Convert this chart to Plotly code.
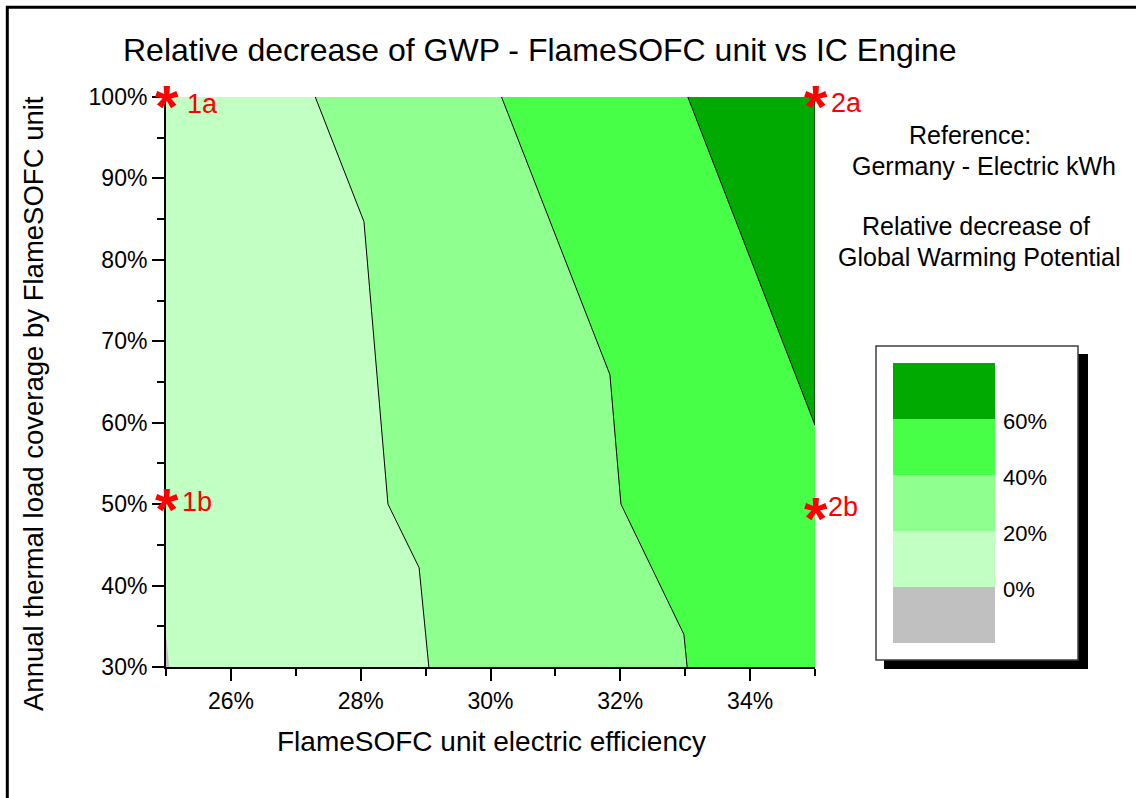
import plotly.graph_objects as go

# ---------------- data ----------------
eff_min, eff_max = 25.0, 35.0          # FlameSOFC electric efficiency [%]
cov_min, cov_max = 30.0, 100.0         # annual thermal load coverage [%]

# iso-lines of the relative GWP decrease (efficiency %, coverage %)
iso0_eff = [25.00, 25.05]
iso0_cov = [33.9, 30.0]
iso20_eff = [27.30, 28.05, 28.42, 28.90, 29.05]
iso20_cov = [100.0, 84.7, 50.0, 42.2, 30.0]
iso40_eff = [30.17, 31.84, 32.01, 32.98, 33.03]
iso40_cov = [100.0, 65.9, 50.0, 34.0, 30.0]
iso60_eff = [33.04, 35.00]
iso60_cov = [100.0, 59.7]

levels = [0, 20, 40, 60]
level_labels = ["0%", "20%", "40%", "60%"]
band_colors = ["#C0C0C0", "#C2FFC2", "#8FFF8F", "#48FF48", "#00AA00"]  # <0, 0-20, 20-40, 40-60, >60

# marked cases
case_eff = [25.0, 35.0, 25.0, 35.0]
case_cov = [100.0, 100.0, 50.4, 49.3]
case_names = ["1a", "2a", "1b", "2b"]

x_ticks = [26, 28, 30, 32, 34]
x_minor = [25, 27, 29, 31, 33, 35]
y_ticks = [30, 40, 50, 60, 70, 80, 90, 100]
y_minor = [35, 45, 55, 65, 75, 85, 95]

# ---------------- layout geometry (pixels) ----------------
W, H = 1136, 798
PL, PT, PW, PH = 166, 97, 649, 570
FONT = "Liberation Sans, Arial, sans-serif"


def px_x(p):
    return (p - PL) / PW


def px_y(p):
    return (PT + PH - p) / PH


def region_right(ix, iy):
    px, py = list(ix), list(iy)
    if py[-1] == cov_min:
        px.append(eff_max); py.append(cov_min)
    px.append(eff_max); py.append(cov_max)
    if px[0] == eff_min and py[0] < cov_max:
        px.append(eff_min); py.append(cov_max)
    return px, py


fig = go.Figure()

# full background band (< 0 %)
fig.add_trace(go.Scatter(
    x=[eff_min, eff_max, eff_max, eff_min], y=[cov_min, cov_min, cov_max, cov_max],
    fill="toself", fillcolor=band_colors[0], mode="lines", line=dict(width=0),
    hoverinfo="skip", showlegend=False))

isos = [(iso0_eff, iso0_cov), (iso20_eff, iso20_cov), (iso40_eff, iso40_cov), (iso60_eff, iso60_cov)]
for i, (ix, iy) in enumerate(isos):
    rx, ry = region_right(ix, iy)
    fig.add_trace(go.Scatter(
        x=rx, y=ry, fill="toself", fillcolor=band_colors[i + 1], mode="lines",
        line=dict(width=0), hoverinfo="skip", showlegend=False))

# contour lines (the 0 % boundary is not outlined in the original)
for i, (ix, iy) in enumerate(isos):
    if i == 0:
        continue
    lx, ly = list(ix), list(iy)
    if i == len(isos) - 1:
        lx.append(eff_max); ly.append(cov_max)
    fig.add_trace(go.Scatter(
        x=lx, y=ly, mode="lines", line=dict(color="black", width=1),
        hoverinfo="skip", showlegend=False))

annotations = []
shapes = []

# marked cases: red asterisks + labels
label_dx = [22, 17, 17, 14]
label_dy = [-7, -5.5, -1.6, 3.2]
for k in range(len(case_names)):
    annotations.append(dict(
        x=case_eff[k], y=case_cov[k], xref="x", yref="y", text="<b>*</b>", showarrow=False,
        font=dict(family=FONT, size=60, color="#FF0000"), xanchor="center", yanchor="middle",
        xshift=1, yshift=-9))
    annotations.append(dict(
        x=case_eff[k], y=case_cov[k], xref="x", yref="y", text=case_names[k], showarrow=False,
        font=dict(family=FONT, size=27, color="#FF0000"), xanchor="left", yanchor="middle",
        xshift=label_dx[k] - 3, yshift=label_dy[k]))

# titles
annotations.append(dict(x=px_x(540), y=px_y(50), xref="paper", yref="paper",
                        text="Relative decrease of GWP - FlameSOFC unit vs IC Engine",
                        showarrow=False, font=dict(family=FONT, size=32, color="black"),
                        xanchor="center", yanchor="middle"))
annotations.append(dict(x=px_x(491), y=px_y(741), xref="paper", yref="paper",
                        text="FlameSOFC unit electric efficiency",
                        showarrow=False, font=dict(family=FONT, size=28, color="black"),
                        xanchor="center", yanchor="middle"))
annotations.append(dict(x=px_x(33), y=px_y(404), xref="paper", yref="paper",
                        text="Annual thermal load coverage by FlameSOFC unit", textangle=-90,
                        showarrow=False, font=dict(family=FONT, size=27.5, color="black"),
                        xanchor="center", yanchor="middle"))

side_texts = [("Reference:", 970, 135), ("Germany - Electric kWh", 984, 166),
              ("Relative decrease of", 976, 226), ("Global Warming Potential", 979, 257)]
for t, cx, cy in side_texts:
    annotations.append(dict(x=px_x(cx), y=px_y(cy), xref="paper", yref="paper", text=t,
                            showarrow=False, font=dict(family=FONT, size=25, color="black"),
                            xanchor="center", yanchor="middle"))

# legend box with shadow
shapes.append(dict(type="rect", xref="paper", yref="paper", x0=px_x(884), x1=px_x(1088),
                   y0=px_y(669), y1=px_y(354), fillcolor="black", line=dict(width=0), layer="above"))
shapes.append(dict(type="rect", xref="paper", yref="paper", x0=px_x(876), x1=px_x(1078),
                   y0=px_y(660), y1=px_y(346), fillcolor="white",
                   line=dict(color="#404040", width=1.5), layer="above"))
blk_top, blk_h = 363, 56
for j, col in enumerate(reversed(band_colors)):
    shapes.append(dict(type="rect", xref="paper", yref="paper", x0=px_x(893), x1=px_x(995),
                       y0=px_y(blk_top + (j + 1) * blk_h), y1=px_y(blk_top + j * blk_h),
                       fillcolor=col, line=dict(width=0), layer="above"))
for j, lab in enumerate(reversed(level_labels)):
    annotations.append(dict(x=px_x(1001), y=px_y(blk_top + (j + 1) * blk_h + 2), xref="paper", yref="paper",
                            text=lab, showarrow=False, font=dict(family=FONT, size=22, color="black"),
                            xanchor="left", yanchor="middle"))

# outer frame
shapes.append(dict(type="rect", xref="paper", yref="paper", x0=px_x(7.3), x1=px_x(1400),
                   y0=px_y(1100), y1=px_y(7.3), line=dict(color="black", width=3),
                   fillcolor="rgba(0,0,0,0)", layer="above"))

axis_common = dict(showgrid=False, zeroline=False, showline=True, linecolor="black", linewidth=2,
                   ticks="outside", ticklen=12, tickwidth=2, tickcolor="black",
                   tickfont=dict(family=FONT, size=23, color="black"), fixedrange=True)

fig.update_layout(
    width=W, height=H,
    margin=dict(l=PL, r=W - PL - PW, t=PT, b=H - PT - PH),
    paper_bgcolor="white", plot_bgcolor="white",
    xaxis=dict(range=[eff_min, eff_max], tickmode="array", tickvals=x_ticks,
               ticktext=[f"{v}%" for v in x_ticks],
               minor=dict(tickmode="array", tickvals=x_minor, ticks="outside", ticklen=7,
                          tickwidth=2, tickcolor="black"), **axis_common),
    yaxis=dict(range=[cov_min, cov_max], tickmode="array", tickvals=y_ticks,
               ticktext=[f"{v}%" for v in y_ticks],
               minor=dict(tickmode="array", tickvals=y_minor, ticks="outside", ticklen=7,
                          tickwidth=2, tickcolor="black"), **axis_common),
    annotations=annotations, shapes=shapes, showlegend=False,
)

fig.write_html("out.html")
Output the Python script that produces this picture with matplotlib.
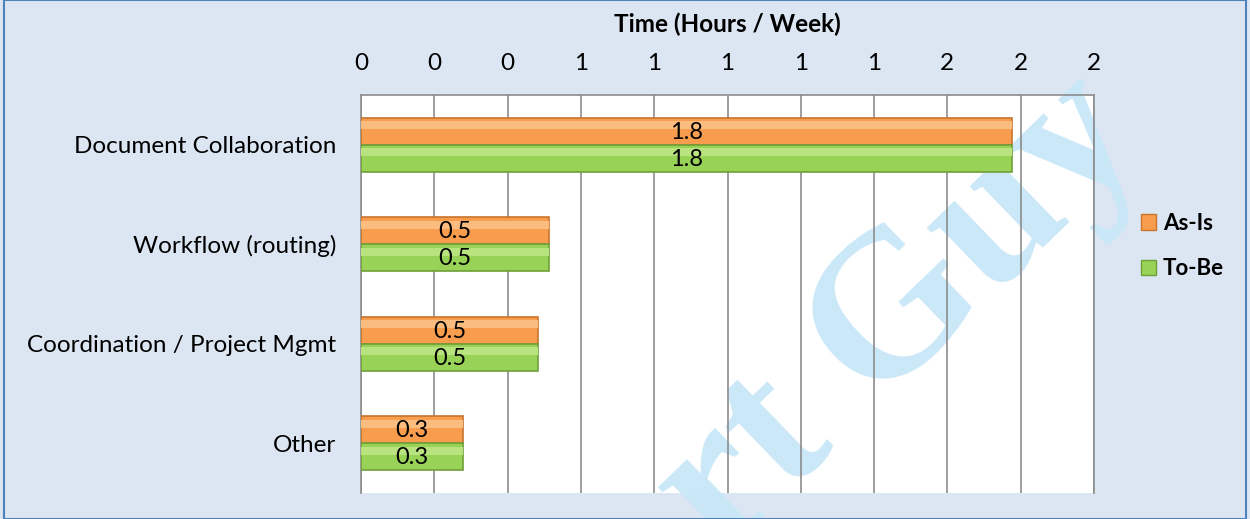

- - - - -

● **Task to complete**
Report all lines of the data above that include the string "with".

● **Exercise answer**
# legend box with shadow
Output the Python script that produces this picture with matplotlib.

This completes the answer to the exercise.